The National Institute of Astrophysics, Optics, and Electronics (INAOE) is a physical science research institute located in Tonantzintla, Puebla, Mexico.

Founded by presidential decree in 1971, the original mission of the INAOE was the development, improvement, and distribution of scientific knowledge by identifying and solving scientific problems and training specialists in the areas of astrophysics, optics, electronics, and computational sciences.

With a staff of over 100 researches and lecturers in these four disciplines, the INAOE has become one the most important research institutes in Mexico. INAOE is one of 30 public research centers sponsored by the National Council of Science and Technology of Mexico (CONACyT).

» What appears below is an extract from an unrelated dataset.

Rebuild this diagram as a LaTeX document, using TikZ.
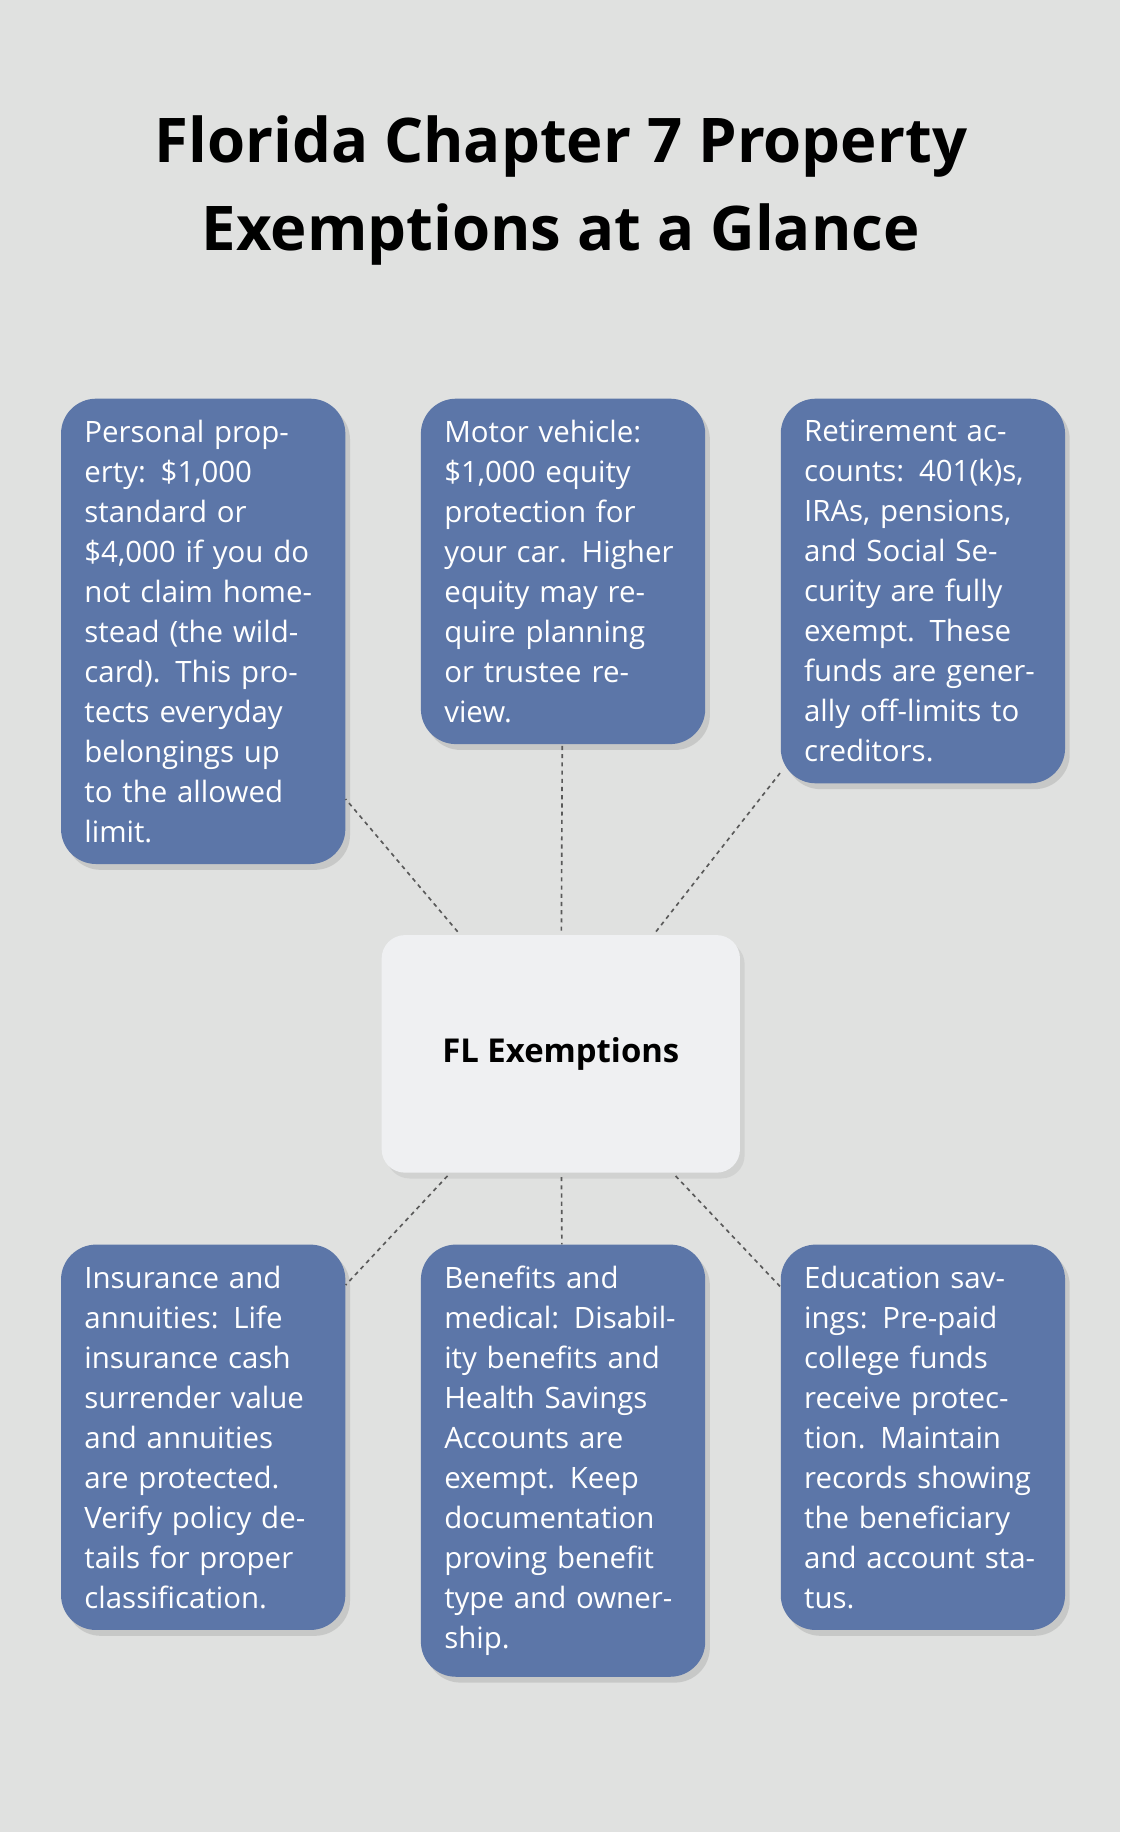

The institute, in partnership with the University of Massachusetts at Amherst, developed the Large Millimeter Telescope/Gran Telescopio Milimétrico on the Puebla-Veracruz border.


Centro de Investigaciones en Óptica

The Centro de Investigaciones en Óptica (CIO) occupies a core position in the development of science and technology in Mexico.

Founded in 1980 in Leon, Guanajuato, Mexico, the center is dedicated to researching problems in areas such as optical design and engineering, holography, interferometry, nanomaterials, terahertz, and photonics crystals.

The CIO is currently defined as a public research center. Its mission is to conduct basic and applied research, to generate top-level human resources in optics, and foster scientific culture within society.

The CIO is considered a Research Center of Excellence with national leadership and international recognition in the field of optics.